Aux (rares) voix qui protestent en France contre l’allongement - de douze à trente-six jours - de la durée de la rétention administrative des étrangers prévue par la réforme de la loi sur l’immigration dont l’adoption était prévue avant la fin 2003, le ministre de l’Intérieur a beau jeu de rétorquer que la France reste, dans ce domaine, très en-deçà des normes moyennes en vigueur chez ses voisins européens. Autour de nous - on le constate pour la Grèce, mais c’est vrai aussi en Belgique, au Royaume Uni, en Allemagne - c’est en effet en mois, voire en années plutôt qu’en jours qu’il faut calculer les délais pendant lesquels on prive de liberté, en attendant de les expulser, des étrangers au seul motif qu’ils ont franchi illégalement une frontière ou qu’ils sont sans papiers. Cet enfermement des étrangers « en attendant », pour des périodes parfois très longues, voire de façon illimitée, tend en effet à se généraliser dans l’Union européenne et à ses portes. Au point que cette mise à l’écart des parias que sont redevenus, au début de XXIème siècle, les migrants et les réfugiés, est en train de prendre une place décisive dans la politique d’immigration et d’asile de l’UE, aux côtés de deux instruments qui la complètent : la « responsabilisation » des pays d’origine ou de transit pour les inciter à coopérer dans la lutte contre l’immigration clandestine, et la rationalisation des modalités d’expulsion.

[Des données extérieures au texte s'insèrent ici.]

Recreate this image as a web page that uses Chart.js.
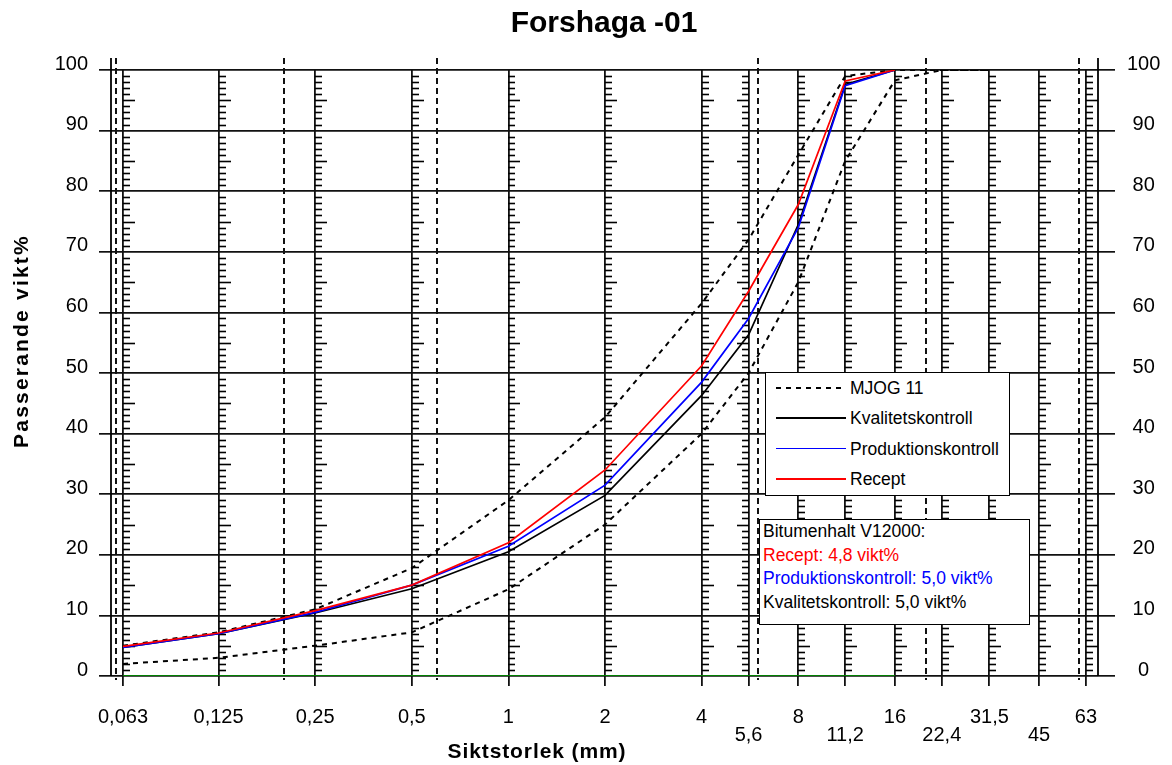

A tenter de prendre la mesure du phénomène [3], on s’aperçoit que, comme à Malte et dans les îles grecques, ce sont, un peu partout, des centaines de milliers de personnes qui paient de leur liberté d’aller et venir le prix de la construction d’une Europe sécuritaire. La palette des camps pour étrangers produits par les sociétés développées est large. Il peut s’agir de centres ouverts ou fermés, publics ou privés, légaux ou informels, conçus pour accueillir des demandeurs d’asile, des sans-papiers, des étrangers en passe d’expulsion ou de refoulement, ou en attente de la décision qui les autorisera ou non à franchir une frontière. Le régime en vigueur dans ces lieux, la durée moyenne de maintien, le statut des étrangers qui y sont placés, les dispositifs spécifiques éventuellement prévus (pour les mineurs, pour les familles) sont variables. Ils diffèrent selon qu’on parle des camps-frontières situés à proximité des aéroports et des ports comme les zones d’attente françaises ou certains CPT (Centri di permanenza temporanea e assistenza) italiens, des detention centers britanniques ou des CIE (Centros Internamento Extranjeros) espagnols, véritables prisons pour étrangers, des Ausreizencentrum allemands où les indésirables sont « incités » à partir volontairement, des centres fermés que la Belgique envisage de multiplier pour placer les déboutés de l’asile en attente d’éloignement, à l’image des centres et locaux de rétention français. Encore ne s’agit-il ici que des camps situés dans l’UE. Le spectre peut encore être enrichi si on prend en compte les zones-entonnoirs où sont retenus, sur la route de l’exil, ceux que l’Europe aspire ou qui aspirent à l’Europe : ainsi en Ukraine, en Hongrie, ou encore à Ceuta et Melilla, ces deux villes espagnoles enclavées en territoire marocain…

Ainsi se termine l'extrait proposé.